- Teraz mówi się, że inwestycja rozpocznie się w połowie lipca. Do tego terminu pozostały cztery dni. Nic nie wskazuje na to, że te działania będą realizowane. Pytamy przedstawicieli rządu PiS, parlamentarzystów tej partii, co dzieje się z tą flagową inwestycją? Przypomnę, że kiedy minister Grabarczyk rozpoczynał budowę dworca, jego nieodzownym elementem był tunel średnicowy między Dworcem Łódź Fabryczna a Łódź Kaliska. Nie wyobrażamy sobie sytuacji żeby po tym trudzie, latach szarpania się z wykonawcami rząd PiS położył nam budowę tunelu średnicowego. Oczekujemy jasnej deklaracji polityków PiS czy ta inwestycja jest zagrożona, kiedy się rozpocznie i czy termin jej zakończenia zaplanowany na 2022 rok jest aktualny – powiedział Tomasz Trela.

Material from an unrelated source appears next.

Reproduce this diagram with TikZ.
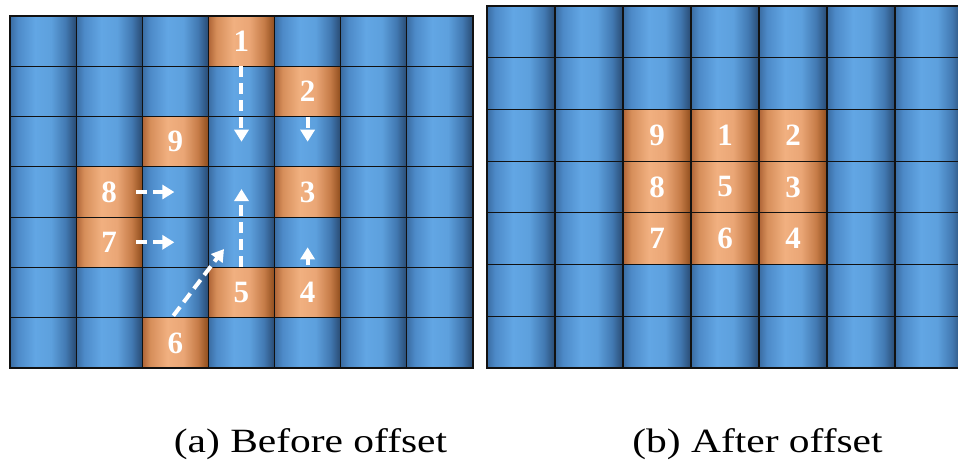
\documentclass[tikz,border=0pt]{standalone}
\usepackage{fontspec}
\usepackage{graphicx}
\setmainfont{Liberation Serif}
\usetikzlibrary{arrows.meta}

\definecolor{bA}{HTML}{3A6CA2}
\definecolor{bB}{HTML}{4D8AC8}
\definecolor{bC}{HTML}{62A6E4}
\definecolor{bD}{HTML}{5DA0DD}
\definecolor{bE}{HTML}{4279B2}
\definecolor{bF}{HTML}{284A72}
\definecolor{oA}{HTML}{AE6436}
\definecolor{oB}{HTML}{D68E5A}
\definecolor{oC}{HTML}{F1B080}
\definecolor{oD}{HTML}{EAA676}
\definecolor{oE}{HTML}{C67C48}
\definecolor{oF}{HTML}{8E4C1C}
\definecolor{gridline}{HTML}{111111}

\pgfdeclarehorizontalshading{bluecyl}{100bp}{color(0bp)=(bA); color(25bp)=(bA); color(31bp)=(bB); color(44bp)=(bC); color(56bp)=(bD); color(67bp)=(bE); color(75bp)=(bF); color(100bp)=(bF)}
\pgfdeclarehorizontalshading{orangecyl}{100bp}{color(0bp)=(oA); color(25bp)=(oA); color(31bp)=(oB); color(44bp)=(oC); color(56bp)=(oD); color(67bp)=(oE); color(75bp)=(oF); color(100bp)=(oF)}

\tikzset{
  cellbox/.style={draw=gridline, line width=1.2pt, inner sep=0pt, outer sep=0pt},
  lcell/.style={cellbox, minimum width=66.14pt, minimum height=50.29pt},
  rcell/.style={cellbox, minimum width=68pt, minimum height=51.71pt},
  bluec/.style={shading=bluecyl},
  orangec/.style={shading=orangecyl, text=white, font=\bfseries\fontsize{31}{31}\selectfont},
  moveArrow/.style={draw=white, line width=4pt, dash pattern=on 11pt off 6pt,
    -{Triangle[width=14pt,length=12pt]}},
  caption/.style={font=\fontsize{34}{34}\selectfont, text=black, anchor=base}
}

\begin{document}
\begin{tikzpicture}[x=1pt,y=-1pt]
\useasboundingbox (0,0) rectangle (958,464);
\clip (0,0) rectangle (958,464);
\fill[white] (0,0) rectangle (958,464);

% ---------- left grid (a) ----------
\foreach \r in {0,...,6}{
  \foreach \c in {0,...,6}{
    \node[lcell, bluec] (L-\r-\c) at ({10+66.14*(\c+0.5)}, {16+50.29*(\r+0.5)}) {};
  }
}
\foreach \r/\c/\t in {0/3/1, 1/4/2, 3/4/3, 5/4/4, 5/3/5, 6/2/6, 4/1/7, 3/1/8, 2/2/9}{
  \node[lcell, orangec] (La\t) at (L-\r-\c) {\raisebox{-2pt}{\t}};
}

% ---------- right grid (b) ----------
\foreach \r in {0,...,6}{
  \foreach \c in {0,...,6}{
    \node[rcell, bluec] (R-\r-\c) at ({487+68*(\c+0.5)}, {6+51.71*(\r+0.5)}) {};
  }
}
\foreach \r/\c/\t in {2/2/9, 2/3/1, 2/4/2, 3/2/8, 3/3/5, 3/4/3, 4/2/7, 4/3/6, 4/4/4}{
  \node[rcell, orangec] (Rb\t) at (R-\r-\c) {\raisebox{-2pt}{\t}};
}

% ---------- movement arrows ----------
\coordinate (e1) at (L-2-3.center);
\coordinate (e2) at (L-2-4.center);
\coordinate (s8) at ([xshift=-6pt]La8.east);
\coordinate (e8) at ([xshift=-1pt]L-3-2.center);
\coordinate (s7) at ([xshift=-6pt]La7.east);
\coordinate (e7) at ([xshift=-1pt]L-4-2.center);
\coordinate (e5) at ([yshift=3pt]L-3-3.center);
\coordinate (s4) at ([yshift=2pt]La4.north);
\coordinate (e4) at ([yshift=-5pt]L-4-4.center);
\coordinate (s6) at ([xshift=-2pt,yshift=2pt]La6.north);
\coordinate (e6) at (224,249);

\draw[moveArrow] (La1.south) -- (e1);
\draw[moveArrow] (La2.south) -- (e2);
\draw[moveArrow] (s8) -- (e8);
\draw[moveArrow] (s7) -- (e7);
\draw[moveArrow] (La5.north) -- (e5);
\draw[moveArrow] (s4) -- (e4);
\draw[moveArrow] (s6) -- (e6);

% ---------- captions ----------
\node[caption] (capa) at (310.5,452) {\scalebox{1.22}[1]{(a) Before offset}};
\node[caption] (capb) at (757.5,452) {\scalebox{1.22}[1]{(b) After offset}};
\end{tikzpicture}
\end{document}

Po stronie miasta są inwestycje na styku kolei i terenów miejskich: budowa 2 wiaduktów na ul. Rokicińskiej i w śladzie ul. Hetmańskiej oraz na ul. Malowniczej, budowa kładek i przejścia pod ul. Widzewską. Koszt prac po stronie miasta szacowany jest na ok. 70 mln zł.
- Wiąże się to z reorganizacją ruchu w śródmieściu na bardzo wiele miesięcy. Mówimy przecież o budowie przystanku podziemnego na skrzyżowaniu Kościuszki i Zielonej. To są takie zmiany w komunikacji, które będą skutkowały bardzo poważnymi konsekwencjami dla kierowców, pasażerów komunikacji zbiorowej. Musimy się do tego przygotować, żeby te zmiany były jak najmniej uciążliwe dla mieszkańców. Dlatego potrzebujemy pilnie informacji od inwestora, od PKP jak wygląda nowy harmonogram, kiedy możemy wystąpić do wyłonienia swoich wykonawców. To jest taka inwestycja na styku rządu i samorządu, która wymaga bardzo dobrej komunikacji oraz koordynacji – uważa Bartosz Domaszewicz.
Dodał, że miasto jest przygotowane do tej inwestycji zgodnie z harmonogramem, który został wcześniej przyjęty.
Miasto wystąpiło do PKP z prośbą o informacje dotyczące jego ewentualnych zmian. Do tej pory nie wpłynęła odpowiedź na to pismo.